- _YOUR GOAL_
Exclude the pictures and return every line exactly as written.

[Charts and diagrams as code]
● ● ● ● ●
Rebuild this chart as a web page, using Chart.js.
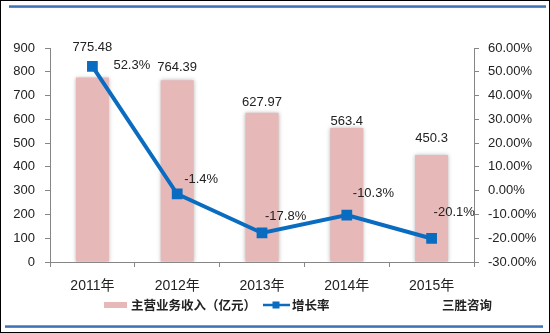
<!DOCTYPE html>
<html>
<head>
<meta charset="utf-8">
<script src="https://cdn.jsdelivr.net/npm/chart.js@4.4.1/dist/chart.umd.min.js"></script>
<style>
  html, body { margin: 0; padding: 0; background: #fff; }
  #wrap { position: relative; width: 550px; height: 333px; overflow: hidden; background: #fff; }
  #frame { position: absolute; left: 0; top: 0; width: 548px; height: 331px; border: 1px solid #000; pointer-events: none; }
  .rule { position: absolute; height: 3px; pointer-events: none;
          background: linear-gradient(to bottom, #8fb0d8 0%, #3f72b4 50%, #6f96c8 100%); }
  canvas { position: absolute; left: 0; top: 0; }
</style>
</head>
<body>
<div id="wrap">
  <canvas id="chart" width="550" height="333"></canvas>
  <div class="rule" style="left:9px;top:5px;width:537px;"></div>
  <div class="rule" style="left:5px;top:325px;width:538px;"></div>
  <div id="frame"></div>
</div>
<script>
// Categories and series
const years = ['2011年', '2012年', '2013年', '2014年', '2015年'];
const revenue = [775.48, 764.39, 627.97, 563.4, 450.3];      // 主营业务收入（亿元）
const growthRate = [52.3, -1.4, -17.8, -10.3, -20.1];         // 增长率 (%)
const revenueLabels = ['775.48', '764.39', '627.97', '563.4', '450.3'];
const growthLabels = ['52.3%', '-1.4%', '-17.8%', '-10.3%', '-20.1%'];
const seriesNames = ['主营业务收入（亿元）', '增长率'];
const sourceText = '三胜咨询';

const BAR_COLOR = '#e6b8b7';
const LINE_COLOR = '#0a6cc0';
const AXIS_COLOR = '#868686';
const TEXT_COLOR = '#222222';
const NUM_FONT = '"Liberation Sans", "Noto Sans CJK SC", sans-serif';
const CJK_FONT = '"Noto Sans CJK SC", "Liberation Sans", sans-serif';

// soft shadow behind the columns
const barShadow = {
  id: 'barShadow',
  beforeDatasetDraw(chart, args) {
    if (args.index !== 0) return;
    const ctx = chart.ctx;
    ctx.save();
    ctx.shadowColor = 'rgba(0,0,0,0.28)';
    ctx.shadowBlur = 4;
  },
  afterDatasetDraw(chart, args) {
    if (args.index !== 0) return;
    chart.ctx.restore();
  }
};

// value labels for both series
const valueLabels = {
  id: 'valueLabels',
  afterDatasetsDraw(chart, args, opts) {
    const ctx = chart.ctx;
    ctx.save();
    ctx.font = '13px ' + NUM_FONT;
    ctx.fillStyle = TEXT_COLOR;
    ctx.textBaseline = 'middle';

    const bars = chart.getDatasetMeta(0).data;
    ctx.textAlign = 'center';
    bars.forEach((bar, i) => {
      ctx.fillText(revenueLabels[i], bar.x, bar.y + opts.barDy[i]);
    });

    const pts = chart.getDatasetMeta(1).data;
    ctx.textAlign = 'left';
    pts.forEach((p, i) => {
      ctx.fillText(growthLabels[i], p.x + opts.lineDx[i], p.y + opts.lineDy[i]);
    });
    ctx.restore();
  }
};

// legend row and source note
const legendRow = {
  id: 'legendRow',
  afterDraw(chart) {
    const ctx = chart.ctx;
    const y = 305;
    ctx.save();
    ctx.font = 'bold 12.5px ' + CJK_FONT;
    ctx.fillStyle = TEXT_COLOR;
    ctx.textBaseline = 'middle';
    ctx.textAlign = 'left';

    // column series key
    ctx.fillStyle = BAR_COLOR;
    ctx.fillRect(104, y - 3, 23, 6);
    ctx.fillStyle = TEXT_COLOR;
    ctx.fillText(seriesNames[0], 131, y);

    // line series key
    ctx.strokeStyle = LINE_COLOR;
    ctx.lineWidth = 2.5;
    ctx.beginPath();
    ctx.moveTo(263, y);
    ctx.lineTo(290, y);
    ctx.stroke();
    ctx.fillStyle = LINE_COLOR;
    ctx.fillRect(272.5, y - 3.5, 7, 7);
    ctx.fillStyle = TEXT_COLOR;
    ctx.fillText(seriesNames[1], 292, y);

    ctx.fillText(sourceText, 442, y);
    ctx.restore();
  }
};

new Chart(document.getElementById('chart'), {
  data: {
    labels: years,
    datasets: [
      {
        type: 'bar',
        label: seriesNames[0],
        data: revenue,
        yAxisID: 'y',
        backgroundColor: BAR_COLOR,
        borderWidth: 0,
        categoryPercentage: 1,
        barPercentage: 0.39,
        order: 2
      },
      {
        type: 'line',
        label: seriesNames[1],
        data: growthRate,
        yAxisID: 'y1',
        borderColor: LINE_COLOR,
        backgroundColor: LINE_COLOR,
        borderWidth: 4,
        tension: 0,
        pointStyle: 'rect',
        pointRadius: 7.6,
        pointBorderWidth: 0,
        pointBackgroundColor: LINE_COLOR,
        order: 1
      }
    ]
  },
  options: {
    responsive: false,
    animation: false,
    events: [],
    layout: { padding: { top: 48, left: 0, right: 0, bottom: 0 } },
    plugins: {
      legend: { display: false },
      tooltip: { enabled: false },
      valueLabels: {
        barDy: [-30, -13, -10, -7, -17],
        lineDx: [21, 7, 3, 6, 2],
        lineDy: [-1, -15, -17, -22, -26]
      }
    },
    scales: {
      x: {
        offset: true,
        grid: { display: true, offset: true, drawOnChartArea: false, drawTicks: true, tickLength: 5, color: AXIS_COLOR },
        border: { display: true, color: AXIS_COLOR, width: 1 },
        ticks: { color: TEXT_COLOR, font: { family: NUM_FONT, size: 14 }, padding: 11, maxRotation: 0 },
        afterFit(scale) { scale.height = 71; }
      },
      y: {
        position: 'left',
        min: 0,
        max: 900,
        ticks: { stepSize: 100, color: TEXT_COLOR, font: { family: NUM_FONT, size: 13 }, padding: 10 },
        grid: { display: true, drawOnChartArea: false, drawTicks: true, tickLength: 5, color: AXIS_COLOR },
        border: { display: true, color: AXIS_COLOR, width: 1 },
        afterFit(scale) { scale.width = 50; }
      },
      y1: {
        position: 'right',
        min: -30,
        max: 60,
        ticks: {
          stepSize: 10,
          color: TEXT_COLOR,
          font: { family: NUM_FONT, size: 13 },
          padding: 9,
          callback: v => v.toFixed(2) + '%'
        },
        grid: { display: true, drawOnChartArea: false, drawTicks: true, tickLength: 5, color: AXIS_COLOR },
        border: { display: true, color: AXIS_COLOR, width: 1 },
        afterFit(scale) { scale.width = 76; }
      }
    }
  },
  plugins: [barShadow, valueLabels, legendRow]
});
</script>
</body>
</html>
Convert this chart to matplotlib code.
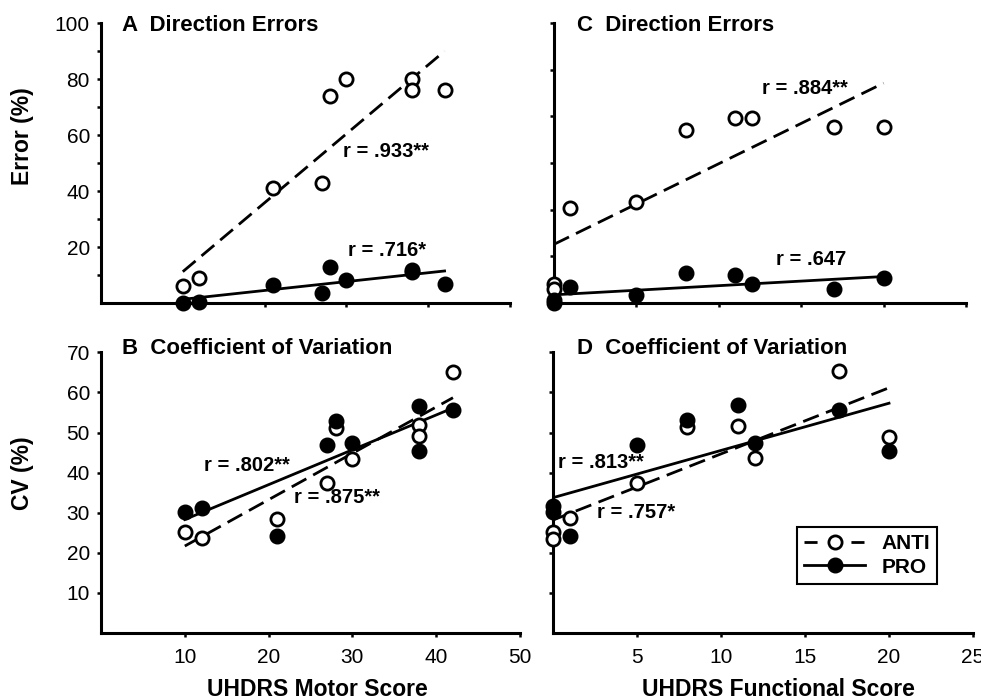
● ● ● ● ●
- _WRITTEN ANSWER_
Rebuild this chart as a web page, using Chart.js.
<!DOCTYPE html>
<html>
<head>
<meta charset="utf-8">
<script src="https://cdn.jsdelivr.net/npm/chart.js@4.4.1/dist/chart.umd.min.js"></script>
<style>
  html, body { margin: 0; padding: 0; background: #fff; }
  #wrap { position: relative; width: 550px; height: 333px; overflow: hidden; background: #fff; }
  #frame { position: absolute; left: 0; top: 0; width: 548px; height: 331px; border: 1px solid #000; pointer-events: none; }
  .rule { position: absolute; height: 3px; pointer-events: none;
          background: linear-gradient(to bottom, #8fb0d8 0%, #3f72b4 50%, #6f96c8 100%); }
  canvas { position: absolute; left: 0; top: 0; }
</style>
</head>
<body>
<div id="wrap">
  <canvas id="chart" width="550" height="333"></canvas>
  <div class="rule" style="left:9px;top:5px;width:537px;"></div>
  <div class="rule" style="left:5px;top:325px;width:538px;"></div>
  <div id="frame"></div>
</div>
<script>
// Categories and series
const years = ['2011年', '2012年', '2013年', '2014年', '2015年'];
const revenue = [775.48, 764.39, 627.97, 563.4, 450.3];      // 主营业务收入（亿元）
const growthRate = [52.3, -1.4, -17.8, -10.3, -20.1];         // 增长率 (%)
const revenueLabels = ['775.48', '764.39', '627.97', '563.4', '450.3'];
const growthLabels = ['52.3%', '-1.4%', '-17.8%', '-10.3%', '-20.1%'];
const seriesNames = ['主营业务收入（亿元）', '增长率'];
const sourceText = '三胜咨询';

const BAR_COLOR = '#e6b8b7';
const LINE_COLOR = '#0a6cc0';
const AXIS_COLOR = '#868686';
const TEXT_COLOR = '#222222';
const NUM_FONT = '"Liberation Sans", "Noto Sans CJK SC", sans-serif';
const CJK_FONT = '"Noto Sans CJK SC", "Liberation Sans", sans-serif';

// soft shadow behind the columns
const barShadow = {
  id: 'barShadow',
  beforeDatasetDraw(chart, args) {
    if (args.index !== 0) return;
    const ctx = chart.ctx;
    ctx.save();
    ctx.shadowColor = 'rgba(0,0,0,0.28)';
    ctx.shadowBlur = 4;
  },
  afterDatasetDraw(chart, args) {
    if (args.index !== 0) return;
    chart.ctx.restore();
  }
};

// value labels for both series
const valueLabels = {
  id: 'valueLabels',
  afterDatasetsDraw(chart, args, opts) {
    const ctx = chart.ctx;
    ctx.save();
    ctx.font = '13px ' + NUM_FONT;
    ctx.fillStyle = TEXT_COLOR;
    ctx.textBaseline = 'middle';

    const bars = chart.getDatasetMeta(0).data;
    ctx.textAlign = 'center';
    bars.forEach((bar, i) => {
      ctx.fillText(revenueLabels[i], bar.x, bar.y + opts.barDy[i]);
    });

    const pts = chart.getDatasetMeta(1).data;
    ctx.textAlign = 'left';
    pts.forEach((p, i) => {
      ctx.fillText(growthLabels[i], p.x + opts.lineDx[i], p.y + opts.lineDy[i]);
    });
    ctx.restore();
  }
};

// legend row and source note
const legendRow = {
  id: 'legendRow',
  afterDraw(chart) {
    const ctx = chart.ctx;
    const y = 305;
    ctx.save();
    ctx.font = 'bold 12.5px ' + CJK_FONT;
    ctx.fillStyle = TEXT_COLOR;
    ctx.textBaseline = 'middle';
    ctx.textAlign = 'left';

    // column series key
    ctx.fillStyle = BAR_COLOR;
    ctx.fillRect(104, y - 3, 23, 6);
    ctx.fillStyle = TEXT_COLOR;
    ctx.fillText(seriesNames[0], 131, y);

    // line series key
    ctx.strokeStyle = LINE_COLOR;
    ctx.lineWidth = 2.5;
    ctx.beginPath();
    ctx.moveTo(263, y);
    ctx.lineTo(290, y);
    ctx.stroke();
    ctx.fillStyle = LINE_COLOR;
    ctx.fillRect(272.5, y - 3.5, 7, 7);
    ctx.fillStyle = TEXT_COLOR;
    ctx.fillText(seriesNames[1], 292, y);

    ctx.fillText(sourceText, 442, y);
    ctx.restore();
  }
};

new Chart(document.getElementById('chart'), {
  data: {
    labels: years,
    datasets: [
      {
        type: 'bar',
        label: seriesNames[0],
        data: revenue,
        yAxisID: 'y',
        backgroundColor: BAR_COLOR,
        borderWidth: 0,
        categoryPercentage: 1,
        barPercentage: 0.39,
        order: 2
      },
      {
        type: 'line',
        label: seriesNames[1],
        data: growthRate,
        yAxisID: 'y1',
        borderColor: LINE_COLOR,
        backgroundColor: LINE_COLOR,
        borderWidth: 4,
        tension: 0,
        pointStyle: 'rect',
        pointRadius: 7.6,
        pointBorderWidth: 0,
        pointBackgroundColor: LINE_COLOR,
        order: 1
      }
    ]
  },
  options: {
    responsive: false,
    animation: false,
    events: [],
    layout: { padding: { top: 48, left: 0, right: 0, bottom: 0 } },
    plugins: {
      legend: { display: false },
      tooltip: { enabled: false },
      valueLabels: {
        barDy: [-30, -13, -10, -7, -17],
        lineDx: [21, 7, 3, 6, 2],
        lineDy: [-1, -15, -17, -22, -26]
      }
    },
    scales: {
      x: {
        offset: true,
        grid: { display: true, offset: true, drawOnChartArea: false, drawTicks: true, tickLength: 5, color: AXIS_COLOR },
        border: { display: true, color: AXIS_COLOR, width: 1 },
        ticks: { color: TEXT_COLOR, font: { family: NUM_FONT, size: 14 }, padding: 11, maxRotation: 0 },
        afterFit(scale) { scale.height = 71; }
      },
      y: {
        position: 'left',
        min: 0,
        max: 900,
        ticks: { stepSize: 100, color: TEXT_COLOR, font: { family: NUM_FONT, size: 13 }, padding: 10 },
        grid: { display: true, drawOnChartArea: false, drawTicks: true, tickLength: 5, color: AXIS_COLOR },
        border: { display: true, color: AXIS_COLOR, width: 1 },
        afterFit(scale) { scale.width = 50; }
      },
      y1: {
        position: 'right',
        min: -30,
        max: 60,
        ticks: {
          stepSize: 10,
          color: TEXT_COLOR,
          font: { family: NUM_FONT, size: 13 },
          padding: 9,
          callback: v => v.toFixed(2) + '%'
        },
        grid: { display: true, drawOnChartArea: false, drawTicks: true, tickLength: 5, color: AXIS_COLOR },
        border: { display: true, color: AXIS_COLOR, width: 1 },
        afterFit(scale) { scale.width = 76; }
      }
    }
  },
  plugins: [barShadow, valueLabels, legendRow]
});
</script>
</body>
</html>
Convert this chart to matplotlib code.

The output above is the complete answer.